South Korea, U.S., Japan hold anti-submarine drills amid North Korea threat
South Korea, the United States, and Japan embarked on a joint anti-submarine exercise Monday in waters near the Korean Peninsula, in a move to strengthen deterrence against growing threats from North Korea.
The two-day joint exercise involving the U.S. Nimitz nuclear-powered aircraft carrier is currently underway in waters south of South Korea's Jeju Island. The last trilateral anti-submarine exercise was held in September and was the first to be conducted in about five years.
"The anti-submarine exercise was arranged to enhance response capabilities of South Korea, the United States and Japan against North Korea's advancing underwater threats, including a submarine-launched ballistic missile," South Korea's Defense Ministry said in a press release.
The ministry also said the drills are being conducted with the aim of strengthening each country's capability to detect, track and share related information.

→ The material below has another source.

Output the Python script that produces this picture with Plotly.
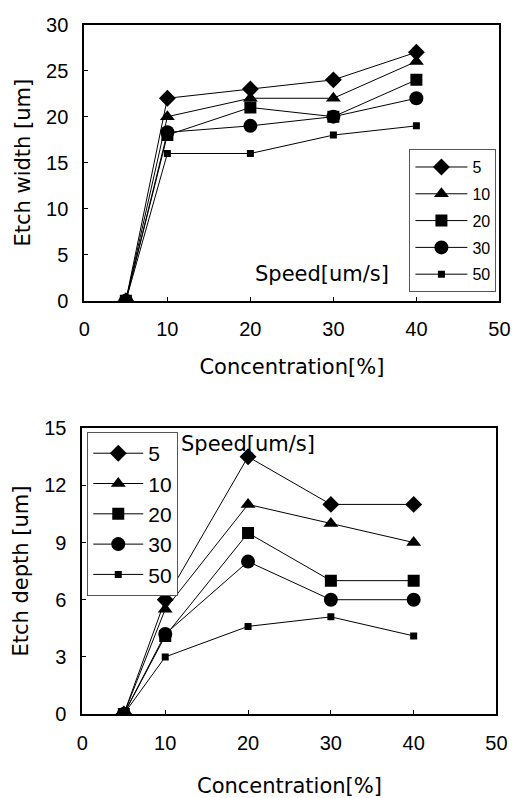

Pyongyang has been frequently testing its missile capabilities, and has done so recently in an apparent protest against several allied military drills between Seoul and Washington.
In mid-March, North Korea said it fired two cruise missiles from a submarine in waters off its eastern coast, before the start of the "Freedom Shield" joint exercise between South Korean and U.S. militaries. Freedom Shield was the first large-scale springtime military drill to be conducted in five years.